About two-thirds of the money raised by Rubio’s Victory Fund came from outside his home state of Florida. Rubio, as expected, collected $508,000 from his home state, but his number two state was California, where he raised $380,000. Although California is the largest state in the nation, it is usually not known for big GOP fundraising.

Rubio’s most interesting support came from Sheldon Adelson’s daughter, Shelly Adelson, and son-in-law Patrick Dumont, who both donated to Rubio’s leadership PAC. On Jan. 19, just days before Rubio first signaled he would likely run for President, Sheldon and Miriam Adelson each contributed $10,200 to the Rubio Victory Fund.

Early support from Las Vegas casino magnate Sheldon Adelson and his wife is meaningful, because the couple was the biggest campaign donor of the 2012 cycle, with more than $92 million in contributions to conservative super PACs.

New York real estate developer Ben Heller, who in September had made maximum donations to the campaign and leadership PACs for Senator Ted Cruz (R-Texas), is now solidly on board with Rubio.

Heller also donated $365,000 in 2014 to B-PAC, a super PAC that unsuccessfully worked to defeat Democrat Gary Peters’ bid for Michigan’s open Senate seat. Fellow donors to B-PAC include Alticor Inc., owned by the conservative mega-donor family of Richard DeVos, and hedge fund managers Paul Singer (the No. 3 top donor in the 2014 cycle) and Robert Mercer (No. 4 on the 2014 donor list).

Stephen Chazen, Chief Executive Officer of Occidental Petroleum and a big contributor to conservative super PACs, gave $10,400 to the Rubio team on March 23. That was the same day that Senator Ted Cruz officially announced his campaign.

In 2012, Chazen donated $100,000 to the Make Us Great Again, the super PAC that backed GOP Presidential hopeful Rick Perry, and $50,000 to Texas Conservatives Fund, a super PAC that split from the GOP establishment to back Cruz’ Senate bid. Chazen also contributed $200,000 to American Crossroads, and in the fall gave $125,000 to Freedom Partners Action Fund, the super PAC associated with the Koch brothers’ donor network, and $100,000 to Kentuckians for Strong Leadership, a super PAC that backed the re-election bid for Senate Majority Leader Mitch McConnell (R-Ky).

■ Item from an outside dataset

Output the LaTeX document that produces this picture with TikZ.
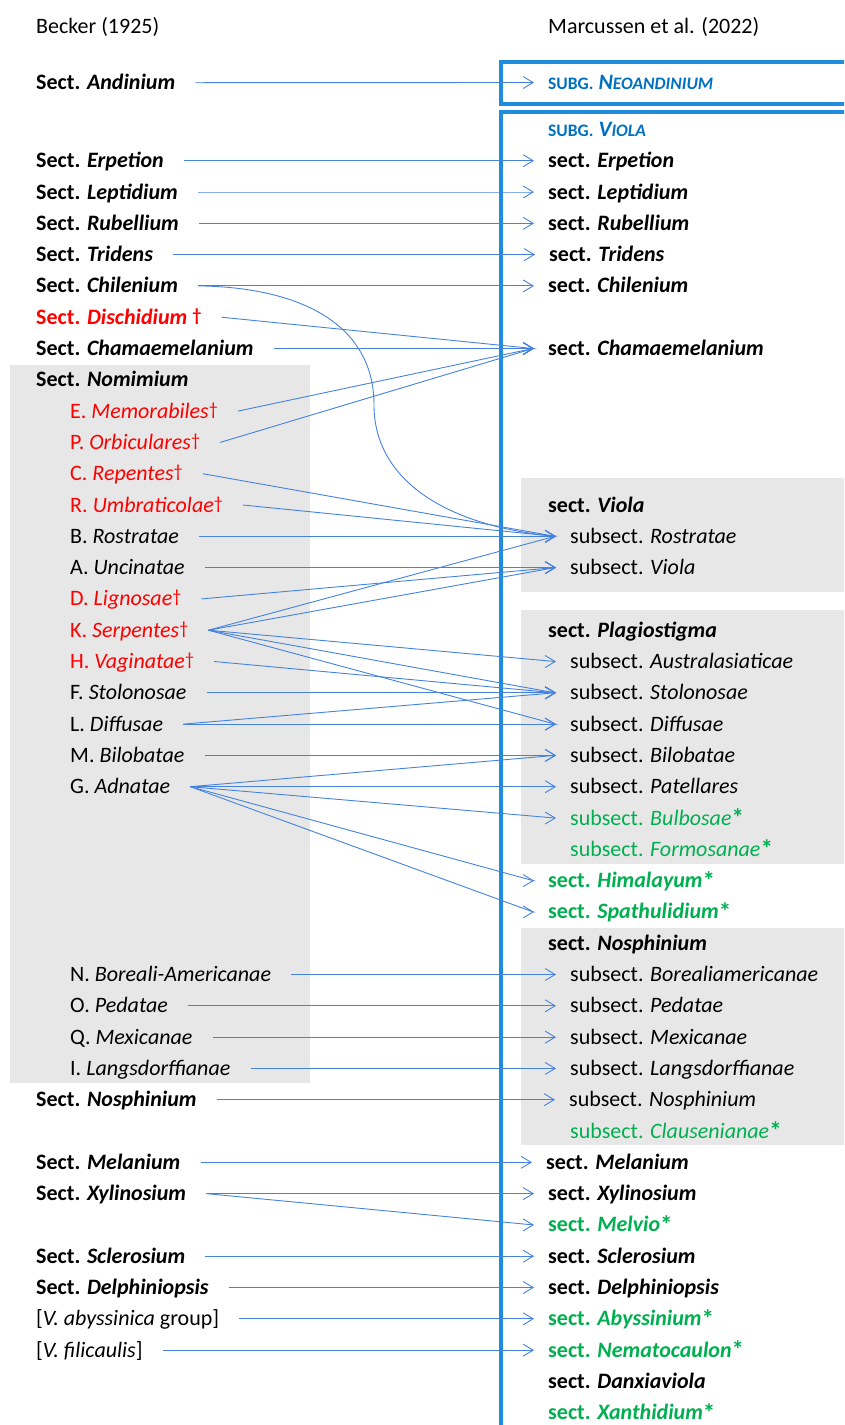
\documentclass[tikz,border=0pt]{standalone}
\usepackage{fontspec}
\setmainfont{Carlito}
\usetikzlibrary{arrows.meta}
\definecolor{lineblue}{RGB}{68,130,222}
\definecolor{boxblue}{RGB}{32,140,222}
\definecolor{subgblue}{RGB}{0,112,192}
\definecolor{vred}{RGB}{255,0,0}
\definecolor{vgreen}{RGB}{0,176,80}
\definecolor{vgray}{RGB}{231,231,231}
\newcommand{\dg}{\raisebox{3pt}{\fontsize{18}{18}\selectfont †}}
\newcommand{\stx}{\raisebox{-1.5pt}{\bfseries\fontsize{25}{25}\selectfont *}}
\newcommand{\smc}[1]{{\fontsize{17.5}{17.5}\selectfont #1}}
\newcommand{\rowb}[1]{167.7+31.3*#1}
\newcommand{\cn}[2]{\draw[conn] ([xshift=20pt]#1.east) -- ([xshift=-15pt]#2.west) -- ([xshift=-14pt]#2.west);}
\begin{document}
\begin{tikzpicture}[x=1pt,y=-1pt,
  lab/.style={anchor=base west, inner sep=0pt, text height=16pt, text depth=2pt, font=\fontsize{22}{26}\selectfont},
  redlab/.style={lab, text=vred},
  greenlab/.style={lab, text=vgreen},
  bluelab/.style={lab, text=subgblue},
  conn/.style={draw=lineblue, line width=0.9pt, -{Straight Barb[length=10pt,width=12pt]}},
  graybox/.style={fill=vgray},
  bluebox/.style={draw=boxblue, line width=3.2pt}]
\useasboundingbox (0,0) rectangle (844,1425);
\clip (0,0) rectangle (844,1425);
% backgrounds
\fill[graybox] (10,365) rectangle (310,1083);
\fill[graybox] (521,478) rectangle (850,592);
\fill[graybox] (521,610) rectangle (850,864);
\fill[graybox] (521,928) rectangle (850,1145);
\draw[bluebox] (501,62) rectangle (870,104);
\draw[bluebox] (501,112) rectangle (870,1450);
% headers
\node[lab] (lhead) at (36,33) {Becker (1925)};
\node[lab] (rhead) at (548,33) {Marcussen et al. (2022)};
% left column
\node[lab] (land) at (36,89.7) {\textbf{Sect. \textit{Andinium}}};
\node[lab] (lerp) at (36,{\rowb{0}}) {\textbf{Sect. \textit{Erpetion}}};
\node[lab] (llep) at (36,{\rowb{1}}) {\textbf{Sect. \textit{Leptidium}}};
\node[lab] (lrub) at (36,{\rowb{2}}) {\textbf{Sect. \textit{Rubellium}}};
\node[lab] (ltri) at (36,{\rowb{3}}) {\textbf{Sect. \textit{Tridens}}};
\node[lab] (lchi) at (36,{\rowb{4}}) {\textbf{Sect. \textit{Chilenium}}};
\node[redlab] (ldis) at (36,{\rowb{5}}) {\textbf{Sect. \textit{Dischidium} \dg}};
\node[lab] (lcham) at (36,{\rowb{6}}) {\textbf{Sect. \textit{Chamaemelanium}}};
\node[lab] (lnom) at (36,{\rowb{7}}) {\textbf{Sect. \textit{Nomimium}}};
\node[redlab] (lmem) at (70,{\rowb{8}}) {E. \textit{Memorabiles}\dg};
\node[redlab] (lorb) at (70,{\rowb{9}}) {P. \textit{Orbiculares}\dg};
\node[redlab] (lrep) at (70,{\rowb{10}}) {C. \textit{Repentes}\dg};
\node[redlab] (lumb) at (70,{\rowb{11}}) {R. \textit{Umbraticolae}\dg};
\node[lab] (lros) at (70,{\rowb{12}}) {B. \textit{Rostratae}};
\node[lab] (lunc) at (70,{\rowb{13}}) {A. \textit{Uncinatae}};
\node[redlab] (llig) at (70,{\rowb{14}}) {D. \textit{Lignosae}\dg};
\node[redlab] (lser) at (70,{\rowb{15}}) {K. \textit{Serpentes}\dg};
\node[redlab] (lvag) at (70,{\rowb{16}}) {H. \textit{Vaginatae}\dg};
\node[lab] (lsto) at (70,{\rowb{17}}) {F. \textit{Stolonosae}};
\node[lab] (ldif) at (70,{\rowb{18}}) {L. \textit{Diffusae}};
\node[lab] (lbil) at (70,{\rowb{19}}) {M. \textit{Bilobatae}};
\node[lab] (ladn) at (70,{\rowb{20}}) {G. \textit{Adnatae}};
\node[lab] (lbor) at (70,{\rowb{26}}) {N. \textit{Boreali-Americanae}};
\node[lab] (lped) at (70,{\rowb{27}}) {O. \textit{Pedatae}};
\node[lab] (lmex) at (70,{\rowb{28}}) {Q. \textit{Mexicanae}};
\node[lab] (llan) at (70,{\rowb{29}}) {I. \textit{Langsdorffianae}};
\node[lab] (lnos) at (36,{\rowb{30}}) {\textbf{Sect. \textit{Nosphinium}}};
\node[lab] (lmel) at (36,{\rowb{32}}) {\textbf{Sect. \textit{Melanium}}};
\node[lab] (lxyl) at (36,{\rowb{33}}) {\textbf{Sect. \textit{Xylinosium}}};
\node[lab] (lscl) at (36,{\rowb{35}}) {\textbf{Sect. \textit{Sclerosium}}};
\node[lab] (ldel) at (36,{\rowb{36}}) {\textbf{Sect. \textit{Delphiniopsis}}};
\node[lab] (laby) at (36,{\rowb{37}}) {[\textit{V. abyssinica} group]};
\node[lab] (lfil) at (36,{\rowb{38}}) {[\textit{V. filicaulis}]};
% right column
\node[bluelab] (rneo) at (548,89.5) {\textbf{\smc{SUBG.} \textit{N\smc{EOANDINIUM}}}};
\node[bluelab] (rsubv) at (548,136) {\textbf{\smc{SUBG.} \textit{V\smc{IOLA}}}};
\node[lab] (rerp) at (548,{\rowb{0}}) {\textbf{sect. \textit{Erpetion}}};
\node[lab] (rlep) at (548,{\rowb{1}}) {\textbf{sect. \textit{Leptidium}}};
\node[lab] (rrub) at (548,{\rowb{2}}) {\textbf{sect. \textit{Rubellium}}};
\node[lab] (rtri) at (549,{\rowb{3}}) {\textbf{sect. \textit{Tridens}}};
\node[lab] (rchi) at (548,{\rowb{4}}) {\textbf{sect. \textit{Chilenium}}};
\node[lab] (rcham) at (548,{\rowb{6}}) {\textbf{sect. \textit{Chamaemelanium}}};
\node[lab] (rviola) at (548,{\rowb{11}}) {\textbf{sect. \textit{Viola}}};
\node[lab] (rrost) at (570,{\rowb{12}}) {subsect. \textit{Rostratae}};
\node[lab] (rvio) at (570,{\rowb{13}}) {subsect. \textit{Viola}};
\node[lab] (rplag) at (548,{\rowb{15}}) {\textbf{sect. \textit{Plagiostigma}}};
\node[lab] (raus) at (570,{\rowb{16}}) {subsect. \textit{Australasiaticae}};
\node[lab] (rsto) at (570,{\rowb{17}}) {subsect. \textit{Stolonosae}};
\node[lab] (rdif) at (570,{\rowb{18}}) {subsect. \textit{Diffusae}};
\node[lab] (rbil) at (570,{\rowb{19}}) {subsect. \textit{Bilobatae}};
\node[lab] (rpat) at (570,{\rowb{20}}) {subsect. \textit{Patellares}};
\node[greenlab] (rbul) at (570,{\rowb{21}}) {subsect. \textit{Bulbosae}\stx};
\node[greenlab] (rfor) at (570,{\rowb{22}}) {subsect. \textit{Formosanae}\stx};
\node[greenlab] (rhim) at (548,{\rowb{23}}) {\textbf{sect. \textit{Himalayum}}\stx};
\node[greenlab] (rspa) at (548,{\rowb{24}}) {\textbf{sect. \textit{Spathulidium}}\stx};
\node[lab] (rnos) at (548,{\rowb{25}}) {\textbf{sect. \textit{Nosphinium}}};
\node[lab] (rbor) at (570,{\rowb{26}}) {subsect. \textit{Borealiamericanae}};
\node[lab] (rped) at (570,{\rowb{27}}) {subsect. \textit{Pedatae}};
\node[lab] (rmex) at (570,{\rowb{28}}) {subsect. \textit{Mexicanae}};
\node[lab] (rlan) at (570,{\rowb{29}}) {subsect. \textit{Langsdorffianae}};
\node[lab] (rnsub) at (569,{\rowb{30}}) {subsect. \textit{Nosphinium}};
\node[greenlab] (rcla) at (570,{\rowb{31}}) {subsect. \textit{Clausenianae}\stx};
\node[lab] (rmel) at (546,{\rowb{32}}) {\textbf{sect. \textit{Melanium}}};
\node[lab] (rxyl) at (548,{\rowb{33}}) {\textbf{sect. \textit{Xylinosium}}};
\node[greenlab] (rmelv) at (548,{\rowb{34}}) {\textbf{sect. \textit{Melvio}}\stx};
\node[lab] (rscl) at (548,{\rowb{35}}) {\textbf{sect. \textit{Sclerosium}}};
\node[lab] (rdel) at (548,{\rowb{36}}) {\textbf{sect. \textit{Delphiniopsis}}};
\node[greenlab] (raby) at (548,{\rowb{37}}) {\textbf{sect. \textit{Abyssinium}}\stx};
\node[greenlab] (rnem) at (548,{\rowb{38}}) {\textbf{sect. \textit{Nematocaulon}}\stx};
\node[lab] (rdan) at (548,{\rowb{39}}) {\textbf{sect. \textit{Danxiaviola}}};
\node[greenlab] (rxan) at (548,{\rowb{40}}) {\textbf{sect. \textit{Xanthidium}}\stx};
% connectors
\cn{land}{rneo}
\cn{lerp}{rerp}
\cn{llep}{rlep}
\cn{lrub}{rrub}
\cn{ltri}{rtri}
\cn{lchi}{rchi}
\cn{ldis}{rcham}
\cn{lcham}{rcham}
\cn{lmem}{rcham}
\cn{lorb}{rcham}
\cn{lrep}{rrost}
\cn{lumb}{rrost}
\cn{lros}{rrost}
\cn{lunc}{rvio}
\cn{llig}{rvio}
\cn{lser}{rrost}
\cn{lser}{rvio}
\cn{lser}{raus}
\cn{lser}{rsto}
\cn{lser}{rdif}
\cn{lvag}{rsto}
\cn{lsto}{rsto}
\cn{ldif}{rsto}
\cn{ldif}{rdif}
\cn{lbil}{rbil}
\cn{ladn}{rbil}
\cn{ladn}{rpat}
\cn{ladn}{rbul}
\cn{ladn}{rhim}
\cn{ladn}{rspa}
\cn{lbor}{rbor}
\cn{lped}{rped}
\cn{lmex}{rmex}
\cn{llan}{rlan}
\cn{lnos}{rnsub}
\cn{lmel}{rmel}
\cn{lxyl}{rxyl}
\cn{lxyl}{rmelv}
\cn{lscl}{rscl}
\cn{ldel}{rdel}
\cn{laby}{raby}
\cn{lfil}{rnem}
\coordinate (cbend) at (374,405);
\draw[conn, -] ([xshift=20pt]lchi.east) .. controls +(95,1) and +(0,-85) .. (cbend)
  .. controls +(0,75) and +(-110,-10) .. ([xshift=-14pt]rrost.west);
\end{tikzpicture}
\end{document}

Victory Fund received a $10,400 donation from Roger Hertog, a New York philanthropist who has previously served on the board of Club for Growth and the American Enterprise Institute. Hertog has given $550,000 to the American Crossroads super PAC and has made large donations to both Cruz and his leadership PAC.

Victory Fund also collected over $10,000 from Randy and Ken Kendricks, the owners of the Arizona Diamondbacks baseball team, and New York grocery magnate Jon Catsimatidis and his wife.

The Victory Fund campaign cash is not money for Rubio’s presidential run. But it shows that Rubio has strength, raising money from big donors and unusual locations, like California. With a great personal story to tell as an impoverished Cuban that made good as a conservative Hispanic in America, Rubio is off to a strong Presidential bid.